Details about those users who appear in the above datasets. Fields:

  • id anonymized ID of the user (referenced as user_id in the other datasets above)
  • jobroles comma-separated list of job role terms (numeric IDs) that were extracted from the user's current job title. 0 means that there was no known jobrole detected for the user.
  • career_level career level ID (e.g. beginner, experienced, manager):
    • 0 = unknown
    • 1 = Student/Intern
    • 2 = Entry Level (Beginner)
    • 3 = Professional/Experienced
    • 4 = Manager (Manager/Supervisor)
    • 5 = Executive (VP, SVP, etc.)
    • 6 = Senior Executive (CEO, CFO, President)
  • discipline_id anonymized IDs represent disciplines such as "Consulting", "HR", etc.
  • industry_id anonymized IDs represent industries such as "Internet", "Automotive", "Finance", etc.
  • country describes the country in which the user is currently working:
    • de = Germany
    • at = Austria
    • ch = Switzerland
    • non_dach = non of the above countries
  • region is specified for some users who have as country de. Meaning of the regions: see below.
  • experience_n_entries_class identifies the number of CV entries that the user has listed as work experiences:
    • 0 = no entries
    • 1 = 1-2 entries
    • 2 = 3-4 entries
    • 3 = 5 or more entries
  • experience_years_experience is the estimated number of years of work experience that the user has:
    • 0 = unknown
    • 1 = less than 1 year
    • 2 = 1-3 years
    • 3 = 3-5 years
    • 4 = 5-10 years
    • 5 = 10-15 years
    • 6 = 16-20
    • 7 = more than 20 years
  • experience_years_in_current is the estimated number of years that the user is already working in her current job. Meaning of numbers: same as experience_years_experience
  • edu_degree estimated university degree of the user:
    • 0 or NULL = unknown
    • 1 = bachelor
    • 2 = master
    • 3 = phd
  • edu_fieldofstudies comma-separated fields of studies that the user studied. 0 means "unknown" and edu_fieldofstudies > 0 entries refer to broad field of studies such as Engineering, Economics and Legal, ...

Items

Details about the job postings that were and should be recommended to the users.
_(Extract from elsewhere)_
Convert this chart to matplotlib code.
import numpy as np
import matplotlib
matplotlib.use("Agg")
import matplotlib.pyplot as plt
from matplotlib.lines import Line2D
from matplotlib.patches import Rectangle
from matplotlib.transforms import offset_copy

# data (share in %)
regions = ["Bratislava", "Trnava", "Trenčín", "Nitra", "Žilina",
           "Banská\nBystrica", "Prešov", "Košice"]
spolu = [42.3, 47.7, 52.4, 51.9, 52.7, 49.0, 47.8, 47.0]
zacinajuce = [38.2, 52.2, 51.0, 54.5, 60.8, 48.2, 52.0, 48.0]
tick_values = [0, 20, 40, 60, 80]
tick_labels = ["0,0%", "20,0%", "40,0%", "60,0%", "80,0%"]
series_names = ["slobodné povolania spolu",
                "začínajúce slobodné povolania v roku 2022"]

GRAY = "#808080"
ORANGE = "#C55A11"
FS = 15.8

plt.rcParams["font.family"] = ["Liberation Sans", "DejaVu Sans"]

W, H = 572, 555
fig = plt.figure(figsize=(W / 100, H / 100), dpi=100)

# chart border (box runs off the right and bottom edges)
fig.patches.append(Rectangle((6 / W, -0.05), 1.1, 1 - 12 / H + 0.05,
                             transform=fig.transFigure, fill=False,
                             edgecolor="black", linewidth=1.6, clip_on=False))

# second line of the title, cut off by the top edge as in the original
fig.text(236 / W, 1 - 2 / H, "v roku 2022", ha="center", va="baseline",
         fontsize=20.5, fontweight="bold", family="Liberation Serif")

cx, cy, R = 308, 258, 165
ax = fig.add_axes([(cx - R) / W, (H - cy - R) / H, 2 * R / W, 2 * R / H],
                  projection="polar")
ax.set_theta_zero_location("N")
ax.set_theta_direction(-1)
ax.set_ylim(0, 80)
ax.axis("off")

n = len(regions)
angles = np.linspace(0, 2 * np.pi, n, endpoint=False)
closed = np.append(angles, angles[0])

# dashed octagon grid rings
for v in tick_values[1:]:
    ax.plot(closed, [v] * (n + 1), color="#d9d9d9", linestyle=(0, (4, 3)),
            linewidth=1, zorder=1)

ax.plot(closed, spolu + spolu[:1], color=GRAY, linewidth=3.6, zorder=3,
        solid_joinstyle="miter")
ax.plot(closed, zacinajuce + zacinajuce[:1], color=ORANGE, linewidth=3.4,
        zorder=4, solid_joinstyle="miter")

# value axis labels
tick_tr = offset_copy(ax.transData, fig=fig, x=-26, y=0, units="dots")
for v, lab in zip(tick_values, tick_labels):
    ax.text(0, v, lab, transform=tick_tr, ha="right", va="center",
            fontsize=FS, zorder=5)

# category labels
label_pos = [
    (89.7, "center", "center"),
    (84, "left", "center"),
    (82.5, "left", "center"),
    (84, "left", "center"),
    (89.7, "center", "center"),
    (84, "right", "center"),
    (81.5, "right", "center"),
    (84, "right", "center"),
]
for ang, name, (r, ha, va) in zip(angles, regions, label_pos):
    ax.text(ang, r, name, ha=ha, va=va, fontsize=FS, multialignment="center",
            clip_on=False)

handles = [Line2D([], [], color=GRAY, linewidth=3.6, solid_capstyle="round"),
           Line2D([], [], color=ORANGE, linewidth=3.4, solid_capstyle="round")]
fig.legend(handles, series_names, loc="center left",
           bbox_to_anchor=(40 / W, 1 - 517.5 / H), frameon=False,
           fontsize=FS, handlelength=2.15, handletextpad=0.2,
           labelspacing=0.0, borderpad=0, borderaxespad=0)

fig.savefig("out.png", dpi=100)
  • id anonymized ID of the item (referenced as item_id in the other datasets above)
  • title concepts that have been extracted from the job title of the job posting (numeric IDs)
  • career_level career level ID (e.g. beginner, experienced, manager):
    • 0 = unknown
    • 1 = Student/Intern
    • 2 = Entry Level (Beginner)
    • 3 = Professional/Experienced
    • 4 = Manager (Manager/Supervisor)
    • 5 = Executive (VP, SVP, etc.)
    • 6 = Senior Executive (CEO, CFO, President)
  • discipline_id anonymized IDs represent disciplines such as "Consulting", "HR", etc.
  • industry_id anonymized IDs represent industries such as "Internet", "Automotive", "Finance", etc.
  • country code of the country in which the job is offered
  • region is specified for some users who have as country de. Meaning of the regions: see below.
  • latitude latitude information (rounded to ca. 10km)
  • longitude longitude information (rounded to ca. 10km)
  • employment the type of employment:
    • 0 = unknown
    • 1 = full-time
    • 2 = part-time
    • 3 = freelancer
    • 4 = intern
    • 5 = voluntary
  • tags concepts that have been extracted from the tags, skills or company name
  • created_at a Unix time stamp timestamp representing the time when the interaction got created
  • active_during_test is 1 if the item is still active (= recommendable) during the test period and 0 if the item is not active anymore in the test period (= not recommendable)

Regions

ID Name
0 not specified
1 Baden-Württemberg
2 Bavaria
3 Berlin
4 Brandenburg
5 Bremen
6 Hamburg
7 Hesse
8 Mecklenburg-Vorpommern
9 Lower Saxony
10 North Rhine-Westphalia
11 Rhineland-Palatinate
12 Saarland
13 Saxony
14 Saxony-Anhalt
15 Schleswig-Holstein
16 Thuringia

Target Users

The file target_users.csv contains those user IDs for which you finally need to submit solutions. The file lists one user ID per line (in total, 150,000 user IDs). All those target users are also contained in the training data (see User).

Example Solution File

The file solution_file_example.tgz is an example solution file that was generated by a simple content-based baseline algorithm.